Agents provocateurs au service de l’État canadien
Avec l’adoption du projet de loi antiterroriste C-51, les membres du Service canadien du renseignement de sécurité (SCRS) pourront commettre toutes les infractions prévues au Code criminel, à l’exception de celles ayant pour effet de causer des lésions corporelles ou la mort d’une personne, de porter atteinte à l’intégrité sexuelle d’un individu ou de détourner ou contrecarrer le cours de la justice.
Lors du débat sur C-51, plusieurs intervenants avaient manifesté la crainte que ces nouveaux pouvoirs puissent se traduire par la répétition des abus perpétrés par la GRC durant les années ’70.
Or, nul besoin de remonter jusqu’à 40 ans en arrière, à une époque où le SCRS n’avait d’ailleurs pas encore été créé, pour trouver des cas spectaculaires de dérapages des services secrets canadiens.
Marc-André Boivin, Grant Bristow et Joseph Gilles Breault ont tous trois été informateurs pour le SCRS ; et tous trois ont fait parler d’eux dans les journaux en raison de leur participation à diverses infractions criminelles pendant qu’ils mouchardaient pour les services secrets canadiens.
Pendant 15 ans, Marc-André Boivin a mené une double carrière comme informateur et permanent syndical à la CSN, dans la région de Québec, avant d’être condamné à 15 mois de prison, en 1987, pour sa participation à des projets d’attentats à la bombe visant des propriétés du businessman Raymond Malenfant.
Co-fondateurs du groupe néonazi Heritage Front, à Toronto, Grant Bristow a été le cerveau d’une intense campagne d’harcèlement contre des militants antiracistes, avant d’être lui-même démasqué en tant qu’informateur du SCRS, en 1994.
Se faisant passer pour un leader de la communauté musulmane montréalaise, Joseph Gilles Breault, alias «Dr. Youssef Mouammar», alias «Abou Djihad», a quant à lui menacé de mort impunément un juge antiterroriste français et une journaliste britannique, allant jusqu’à proférer des menaces d’attentats biochimiques contre le métro de Montréal, durant les années ’90.
Ces trois cas, tous forts biens documentés, démontrent de façon éclatante que les coups tordus des services secrets canadiens se sont poursuivis bien après les années ’70.
Malheureusement, il ne semblait plus rester grand monde pour se rappeler de ces trois affaires retentissantes au moment même où l’élargissement des pouvoirs du SCRS faisait l’objet d’intenses débats publics au Canada.
Le fait que les noms de Boivin, Bristow et Breault aient tous trois brillés par leur absence dans la couverture médiatique sur C-51 vient confirmer que les journalistes ne surveillent pas d’assez près les activités du SCRS. Si les médias baissent la garde, les espions en folie ne peuvent qu’en profiter pour faire tout ce dont ils ont envie.
Pour parer à cette lacune, la Coalition contre la répression et les abus policiers a publié sur son site web (http://www.lacrap.org/) un dossier complet sur les antécédents du SCRS en matière de provocation.
La documentation des coups tordus du SCRS est d’autant plus pertinente que les services secrets canadiens ne semblent pas avoir renoncé à leurs méthodes toxiques.
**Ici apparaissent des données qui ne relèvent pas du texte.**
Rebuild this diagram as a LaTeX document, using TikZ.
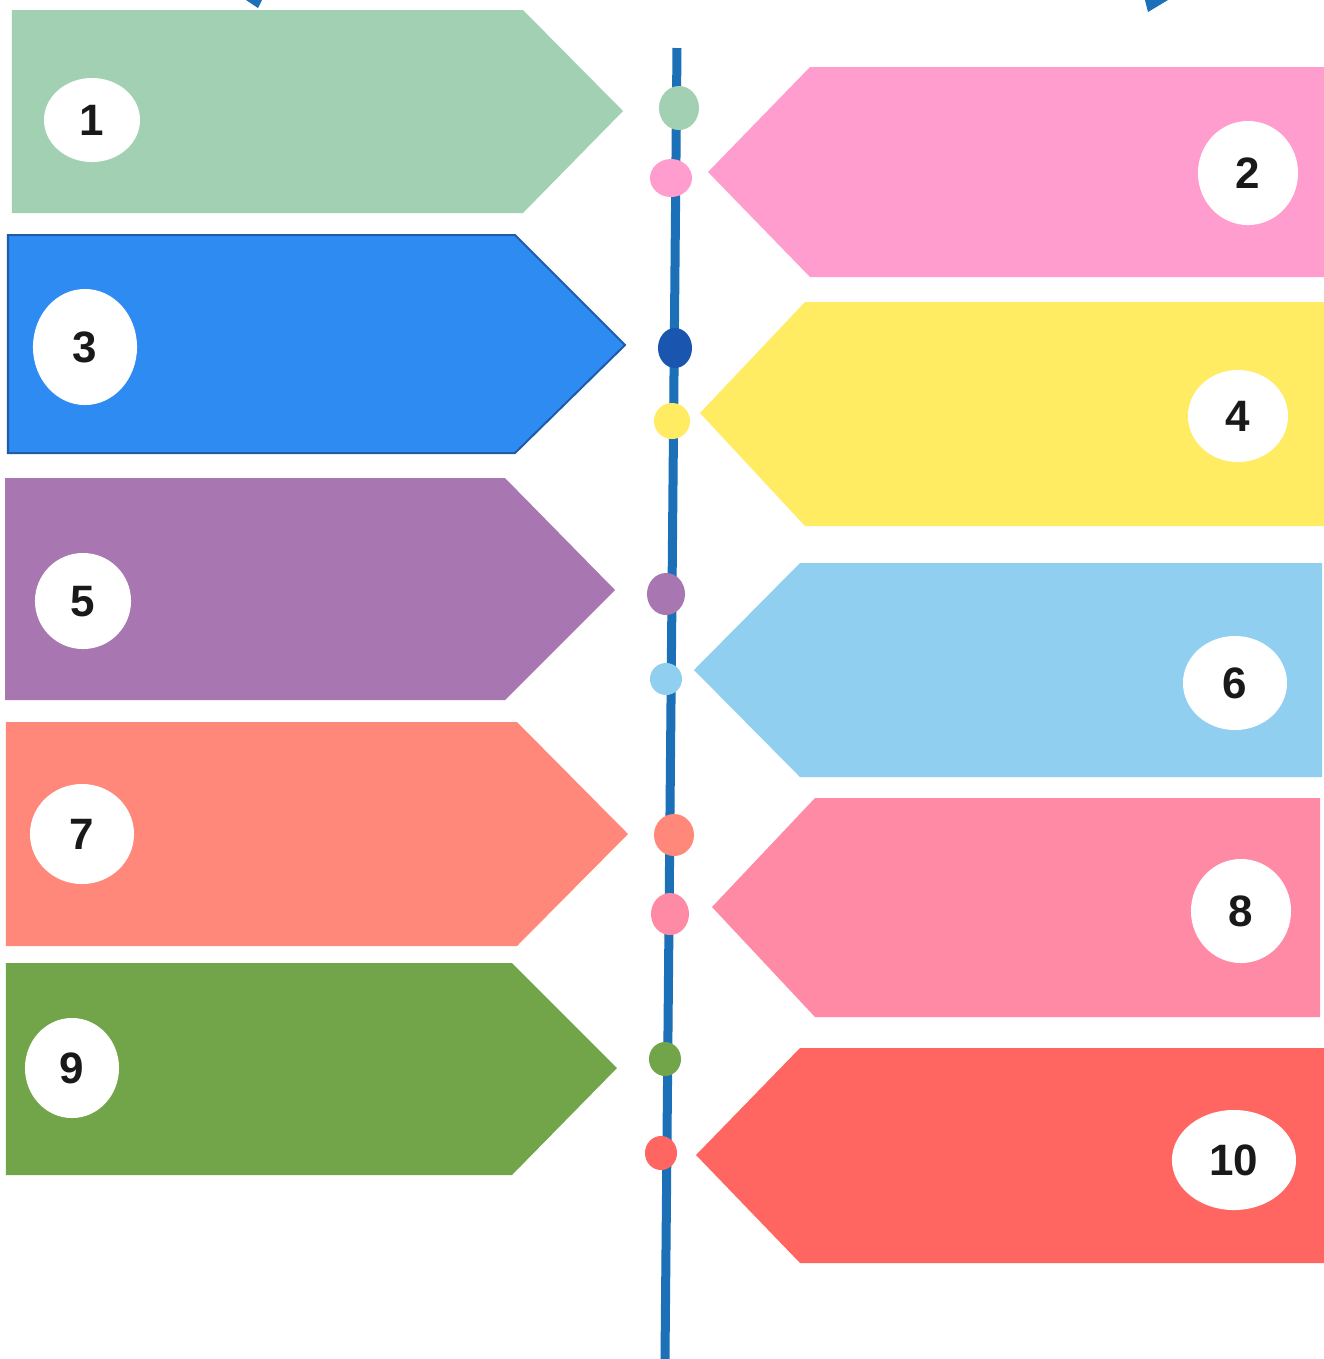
\documentclass[tikz,border=0pt]{standalone}
\usepackage{fontspec}
\setmainfont{Liberation Sans}
\usepackage{xcolor}
\usepackage{tikz}
\usetikzlibrary{shapes.geometric}
\definecolor{sage}{HTML}{A2D0B2}
\definecolor{rosy}{HTML}{FF9ECE}
\definecolor{royal}{HTML}{2E8BF2}
\definecolor{royaledge}{HTML}{1F5CA8}
\definecolor{lemon}{HTML}{FFEC62}
\definecolor{plum}{HTML}{A876B0}
\definecolor{sky}{HTML}{90CFF0}
\definecolor{salmon}{HTML}{FF887A}
\definecolor{blush}{HTML}{FF8AA6}
\definecolor{moss}{HTML}{72A44A}
\definecolor{coral}{HTML}{FF6662}
\definecolor{spineblue}{HTML}{1C70B8}
\definecolor{deepblue}{HTML}{1A55B0}

\begin{document}
\begin{tikzpicture}[
  x=0.01cm, y=-0.01cm,
  font=\bfseries\fontsize{12.5}{13}\selectfont,
  tag/.style={draw=none},
  num/.style={ellipse, fill=white, inner sep=0pt, text=black!90, text depth=-0.06cm},
  bead/.style={ellipse, inner sep=0pt, draw=none},
  spine/.style={draw=spineblue, line width=0.09cm}
]
  \useasboundingbox[fill=white] (0,0) rectangle (1324,1359);

  % left tags
  \fill[tag, sage] (12,10) -- (523,10) -- (623,111) -- (523,213) -- (12,213) -- cycle;
  \filldraw[royal, draw=royaledge, line width=0.02cm] (8,235) -- (515,235) -- (625,345) -- (515,453) -- (8,453) -- cycle;
  \fill[tag, plum] (5,478) -- (505,478) -- (615,590) -- (505,700) -- (5,700) -- cycle;
  \fill[tag, salmon] (6,722) -- (517,722) -- (628,834) -- (517,946) -- (6,946) -- cycle;
  \fill[tag, moss] (6,963) -- (512,963) -- (617,1068) -- (512,1175) -- (6,1175) -- cycle;

  % right tags
  \fill[tag, rosy] (1324,67) -- (810,67) -- (708,172) -- (810,277) -- (1324,277) -- cycle;
  \fill[tag, lemon] (1324,302) -- (805,302) -- (700,413) -- (805,526) -- (1324,526) -- cycle;
  \fill[tag, sky] (1322,563) -- (800,563) -- (694,670) -- (800,777) -- (1322,777) -- cycle;
  \fill[tag, blush] (1320,798) -- (815,798) -- (712,907) -- (815,1017) -- (1320,1017) -- cycle;
  \fill[tag, coral] (1324,1048) -- (800,1048) -- (696,1155) -- (800,1263) -- (1324,1263) -- cycle;

  % cut-off marks at the top edge
  \fill[spineblue] (246,0) -- (262,0) -- (258,8) -- cycle;
  \fill[spineblue] (1145,0) -- (1168,0) -- (1148,12) -- cycle;

  % number badges
  \node[num, minimum width=0.96cm, minimum height=0.84cm] (n1) at (92,120) {1};
  \node[num, minimum width=1.00cm, minimum height=1.04cm] (n2) at (1248,173) {2};
  \node[num, minimum width=1.04cm, minimum height=1.16cm] (n3) at (85,347) {3};
  \node[num, minimum width=1.00cm, minimum height=0.92cm] (n4) at (1238,416) {4};
  \node[num, minimum width=0.96cm, minimum height=0.96cm] (n5) at (83,601) {5};
  \node[num, minimum width=1.04cm, minimum height=0.94cm] (n6) at (1235,683) {6};
  \node[num, minimum width=1.04cm, minimum height=1.00cm] (n7) at (82,834) {7};
  \node[num, minimum width=1.00cm, minimum height=1.04cm] (n8) at (1241,911) {8};
  \node[num, minimum width=0.94cm, minimum height=1.00cm] (n9) at (72,1068) {9};
  \node[num, minimum width=1.24cm, minimum height=1.00cm] (n10) at (1234,1160) {10};

  % timeline
  \coordinate (ltop) at (677,48);
  \coordinate (lbot) at (665,1359);
  \draw[spine] (ltop) -- (lbot);

  \node[bead, fill=sage, minimum width=0.40cm, minimum height=0.44cm] (b1) at (679,108) {};
  \node[bead, fill=rosy, minimum width=0.42cm, minimum height=0.38cm] (b2) at (671,178) {};
  \node[bead, fill=deepblue, minimum width=0.34cm, minimum height=0.40cm] (b3) at (675,348) {};
  \node[bead, fill=lemon, minimum width=0.36cm, minimum height=0.36cm] (b4) at (672,421) {};
  \node[bead, fill=plum, minimum width=0.38cm, minimum height=0.42cm] (b5) at (666,594) {};
  \node[bead, fill=sky, minimum width=0.32cm, minimum height=0.32cm] (b6) at (666,679) {};
  \node[bead, fill=salmon, minimum width=0.40cm, minimum height=0.42cm] (b7) at (674,835) {};
  \node[bead, fill=blush, minimum width=0.38cm, minimum height=0.42cm] (b8) at (670,914) {};
  \node[bead, fill=moss, minimum width=0.32cm, minimum height=0.34cm] (b9) at (665,1059) {};
  \node[bead, fill=coral, minimum width=0.32cm, minimum height=0.34cm] (b10) at (661,1153) {};
\end{tikzpicture}
\end{document}
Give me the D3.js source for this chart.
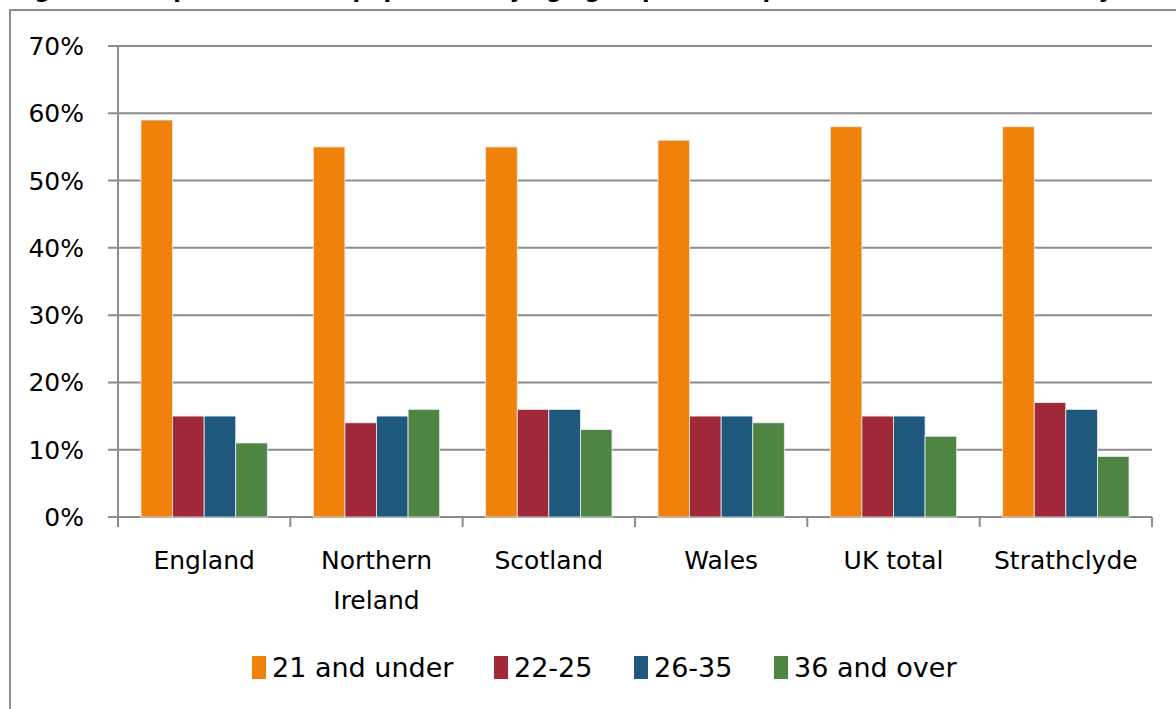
<!DOCTYPE html>
<html>
<head>
<meta charset="utf-8">
<script src="https://cdn.jsdelivr.net/npm/d3@7"></script>
<style>
  html, body { margin: 0; padding: 0; background: #fff; overflow: hidden; }
  svg { display: block; }
  text { font-family: "DejaVu Sans", sans-serif; fill: #000; }
</style>
</head>
<body>
<svg id="chart" width="1176" height="709"></svg>
<script>
const titleText = "Figure 3: Proportion of the population by age group in each part of the UK and Strathclyde";
const categories = [["England"], ["Northern", "Ireland"], ["Scotland"], ["Wales"], ["UK total"], ["Strathclyde"]];
const seriesNames = ["21 and under", "22-25", "26-35", "36 and over"];
const seriesColors = ["#F0820B", "#A12838", "#1E587C", "#4F8543"];
const under21 = [59, 55, 55, 56, 58, 58];
const age22to25 = [15, 14, 16, 15, 15, 17];
const age26to35 = [15, 15, 16, 15, 15, 16];
const over36 = [11, 16, 13, 14, 12, 9];
const yTicks = [0, 10, 20, 30, 40, 50, 60, 70];

(function () {
const seriesValues = [under21, age22to25, age26to35, over36];
const svg = d3.select("#chart");
const grid = "#8c8c8c";

svg.append("line").attr("x1", 9).attr("x2", 1176).attr("y1", 10).attr("y2", 10)
  .attr("stroke", grid).attr("stroke-width", 2);
svg.append("line").attr("x1", 10).attr("x2", 10).attr("y1", 9).attr("y2", 709)
  .attr("stroke", grid).attr("stroke-width", 2);

svg.append("text").attr("x", 12).attr("y", -2)
  .style("font-size", "22px").style("font-weight", "bold")
  .text(titleText);

const pL = 118, pR = 1152, pT = 46, pB = 517;
const y = d3.scaleLinear().domain([0, 70]).range([pB, pT]);
const x0 = d3.scaleBand().domain(d3.range(categories.length)).range([pL, pR]).padding(0);
const groupPad = 23;
const x1 = d3.scaleBand().domain(d3.range(seriesNames.length))
  .range([groupPad, x0.bandwidth() - groupPad]).padding(0);

svg.append("g").selectAll("line").data(yTicks).join("line")
  .attr("x1", pL - 10).attr("x2", pR)
  .attr("y1", d => y(d)).attr("y2", d => y(d))
  .attr("stroke", grid).attr("stroke-width", 2);

svg.append("line").attr("x1", pL).attr("x2", pL).attr("y1", pT).attr("y2", pB + 10)
  .attr("stroke", grid).attr("stroke-width", 2);

svg.append("g").selectAll("line").data(d3.range(categories.length + 1)).join("line")
  .attr("x1", i => pL + i * x0.bandwidth()).attr("x2", i => pL + i * x0.bandwidth())
  .attr("y1", pB).attr("y2", pB + 10)
  .attr("stroke", grid).attr("stroke-width", 2);

svg.append("g").selectAll("text").data(yTicks).join("text")
  .attr("x", 84).attr("y", d => y(d)).attr("dy", "0.36em")
  .attr("text-anchor", "end").style("font-size", "25px")
  .text(d => d + "%");

const groups = svg.append("g").selectAll("g").data(categories).join("g")
  .attr("transform", (d, i) => `translate(${x0(i)},0)`);
groups.selectAll("rect").data((d, i) => seriesValues.map((s, j) => ({ j, v: s[i] }))).join("rect")
  .attr("x", d => x1(d.j)).attr("width", x1.bandwidth())
  .attr("y", d => y(d.v)).attr("height", d => y(0) - y(d.v))
  .attr("fill", d => seriesColors[d.j])
  .attr("stroke", "#e8eef2").attr("stroke-width", 0.8);

const catLabels = svg.append("g").selectAll("text").data(categories).join("text")
  .attr("text-anchor", "middle").style("font-size", "25px")
  .attr("transform", (d, i) => `translate(${x0(i) + x0.bandwidth() / 2},0)`);
catLabels.selectAll("tspan").data(d => d).join("tspan")
  .attr("x", 0).attr("y", (d, k) => 569 + k * 40).text(d => d);

const legendX = [252, 494, 634, 774];
const legend = svg.append("g").selectAll("g").data(seriesNames).join("g")
  .attr("transform", (d, i) => `translate(${legendX[i]},656)`);
legend.append("rect").attr("width", 14).attr("height", 23)
  .attr("fill", (d, i) => seriesColors[i]);
legend.append("text").attr("x", 20).attr("y", 21).style("font-size", "27px").text(d => d);
})();
</script>
</body>
</html>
C’est à tout le moins ce que suggère l’affaire Mohammed Al-Rashid, un informateur du SCRS de nationalité syrienne ayant été arrêté par la police turque, en février 2015, pour avoir aidé trois adolescentes britanniques à rejoindre les rangs de DAESH (l’État islamique). Notons que ces graves allégations n’ont pas été niées par Ottawa. (1)
Bienvenu dans le monde étrange du renseignement, où les champions de la manipulation et les pros de la provocation font la loi au mépris de la légalité !
Alexandre Popovic
Alexandre Popovic est porte-parole de la Coalition contre la répression et les abus policiers
(1) Journal de Montréal, « L’espion canadien en Turquie: a-t-il contrevenu aux directives ministérielles? », Andrew McIntosh, mis à jour 17 mai 2015 10:41.